Sonra ‘mevcut ABD yönetimi’ne de bir kapı araladı: “Amerikan yönetiminin eninde sonunda ülkemize yönelik yanlış bakış açısını düzelteceğine inanıyorum. Ülkelerimizin karşılıklı menfaati, aramızdaki ilişkinin, sözde değil özde stratejik ortaklık çerçevesinde güçlenerek devam etmesini gerektiriyor.”
Erdoğan’ın, “Henüz arzu ettiğimiz seviyeye gelmemiş olsa da, ortak bir anlayışa ulaşma yolunda ilerleme kaydetmeye başladığımızı söyleyebiliriz” ifadesi de, ABD ile olumlu gelişmeler olabileceğinin sinyalini veriyor.
***
Avrupa Birliği ve bazı Avrupa ülkeleri ile yaşanan ‘inişli-çıkışlı’ dönem ‘yavaş yavaş’ geride bırakılıyor.

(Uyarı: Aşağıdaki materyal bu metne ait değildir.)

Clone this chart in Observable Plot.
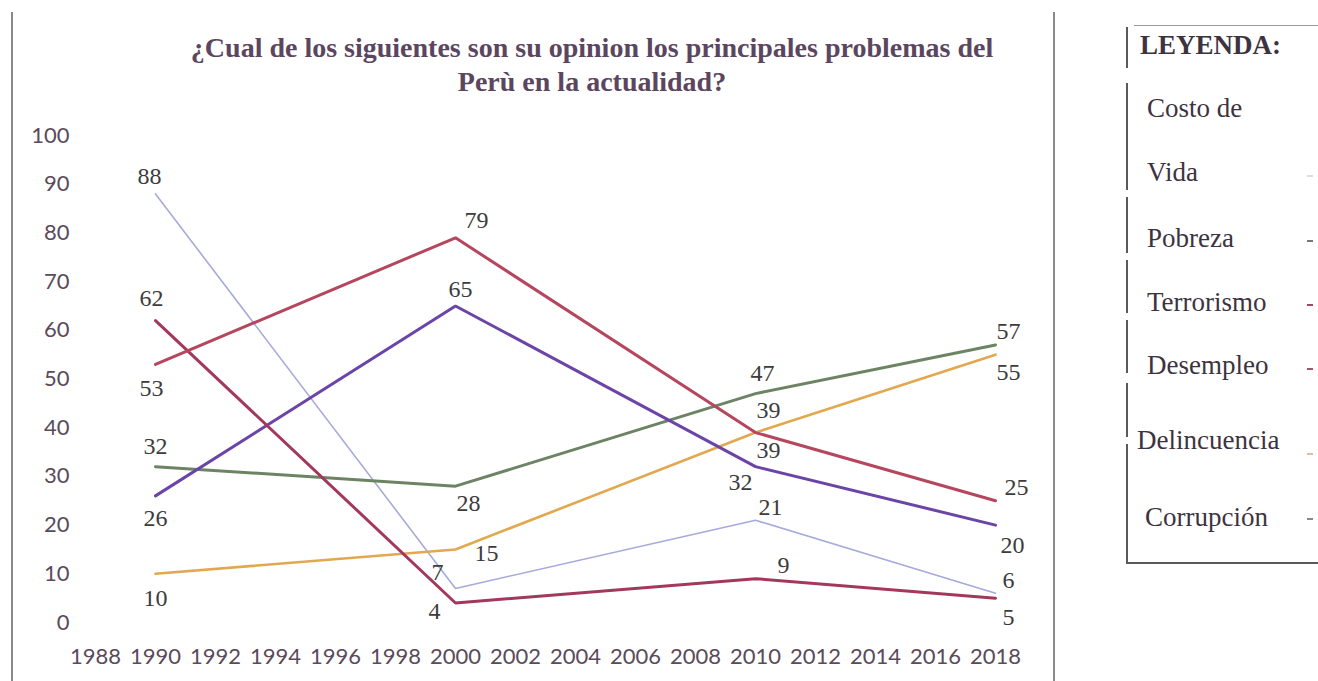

ABD’nin ‘tek taraflı’ adımları ve ticaret savaşıyla Avrupa’yı da hedef alması Türkiye ile Avrupa’yı yakınlaştırıyor.
Ancak başta Almanya ve Fransa olmak üzere AB’nin ve İngiltere’nin “ABD’ye karşı” veya “ABD’ye rağmen” adım atıp atmayacağı henüz ‘belirsiz’.
Bana göre, Avrupa ve İngiltere, “ABD’yi küstürmeden” ara yollar bulmaya çalışıyor.
Türkiye, bir yandan ekonomide gerekli adımları atarken, diğer yandan dünyada oluşmaya başlayan yeni dengelere uyumlu yürümek durumunda.
Erdoğan’ın mesajları da Avrupa’dan gelen bu ‘hava’yı aldığını gösteriyor.
***
Erdoğan, konuşmasında bütün komşu ve Orta Asya’dan Sırbistan’a kadar ‘ilgi alanındaki’ ülkelere isim isim yer verdi.
Ancak iki ‘kişi’nin ismini özellikle andı.
Biri Bosna Hersek’in merhum lideri Aliya İzzetbegoviç’ti. Erdoğan, İzzetbegoviç’in‘emaneti’ne sahip çıkacağını tekrar vurguladı.
İkinci isim ise Kazakistan Devlet Başkanı Nursultan Nazarbayev’di. Erdoğan, Nazarbayev’i ‘Türk Dünyasının aksakalı’ diye tanımladı.